REQUIREMENT: From the entries below, reproduce exactly the line containing "Output the Python", the line containing "import plotly.graph_objects as go", and every line in between, with nothing added.

RECORDS FOR THIS TASK:
******************************
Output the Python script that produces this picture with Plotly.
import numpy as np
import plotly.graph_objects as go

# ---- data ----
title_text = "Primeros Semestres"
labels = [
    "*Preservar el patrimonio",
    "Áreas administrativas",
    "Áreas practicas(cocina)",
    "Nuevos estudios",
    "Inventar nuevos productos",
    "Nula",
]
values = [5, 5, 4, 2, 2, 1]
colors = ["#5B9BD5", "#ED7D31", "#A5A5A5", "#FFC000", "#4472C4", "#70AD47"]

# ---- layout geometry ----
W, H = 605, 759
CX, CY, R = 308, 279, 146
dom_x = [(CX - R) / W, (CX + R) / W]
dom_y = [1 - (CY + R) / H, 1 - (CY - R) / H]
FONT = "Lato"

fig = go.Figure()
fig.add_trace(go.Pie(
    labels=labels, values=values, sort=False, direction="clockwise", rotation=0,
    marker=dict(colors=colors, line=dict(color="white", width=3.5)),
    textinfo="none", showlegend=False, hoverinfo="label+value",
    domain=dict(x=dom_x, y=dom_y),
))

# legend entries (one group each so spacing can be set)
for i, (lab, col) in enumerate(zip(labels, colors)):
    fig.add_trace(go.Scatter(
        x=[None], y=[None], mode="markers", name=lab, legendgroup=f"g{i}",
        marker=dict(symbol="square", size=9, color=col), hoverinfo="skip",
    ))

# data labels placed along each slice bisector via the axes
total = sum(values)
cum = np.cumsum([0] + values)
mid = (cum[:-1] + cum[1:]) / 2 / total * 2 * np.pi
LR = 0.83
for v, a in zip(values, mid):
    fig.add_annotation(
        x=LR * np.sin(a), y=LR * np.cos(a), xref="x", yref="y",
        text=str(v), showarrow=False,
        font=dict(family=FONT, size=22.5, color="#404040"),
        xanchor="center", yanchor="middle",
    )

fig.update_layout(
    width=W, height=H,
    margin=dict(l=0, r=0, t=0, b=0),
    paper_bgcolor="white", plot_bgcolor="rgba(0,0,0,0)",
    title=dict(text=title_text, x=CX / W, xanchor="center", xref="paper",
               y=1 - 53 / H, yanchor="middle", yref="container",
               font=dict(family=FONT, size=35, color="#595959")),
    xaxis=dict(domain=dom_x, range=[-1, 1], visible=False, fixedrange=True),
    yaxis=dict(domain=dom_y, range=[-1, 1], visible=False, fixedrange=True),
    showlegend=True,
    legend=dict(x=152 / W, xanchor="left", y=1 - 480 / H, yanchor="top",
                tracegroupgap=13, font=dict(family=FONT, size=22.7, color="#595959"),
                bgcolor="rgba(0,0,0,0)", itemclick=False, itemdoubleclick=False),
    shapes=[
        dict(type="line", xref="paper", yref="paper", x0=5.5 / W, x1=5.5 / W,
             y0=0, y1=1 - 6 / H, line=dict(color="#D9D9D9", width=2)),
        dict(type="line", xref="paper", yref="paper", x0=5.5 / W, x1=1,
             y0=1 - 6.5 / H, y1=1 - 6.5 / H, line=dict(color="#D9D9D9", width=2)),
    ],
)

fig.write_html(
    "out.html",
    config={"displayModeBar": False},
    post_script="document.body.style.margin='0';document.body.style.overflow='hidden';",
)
******************************
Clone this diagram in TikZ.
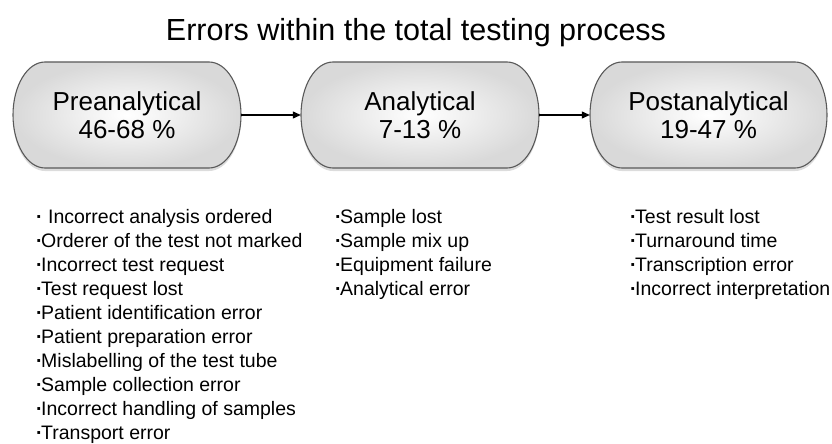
******************************
FINISHED EXERCISE:
Output the Python script that produces this picture with Plotly.
import numpy as np
import plotly.graph_objects as go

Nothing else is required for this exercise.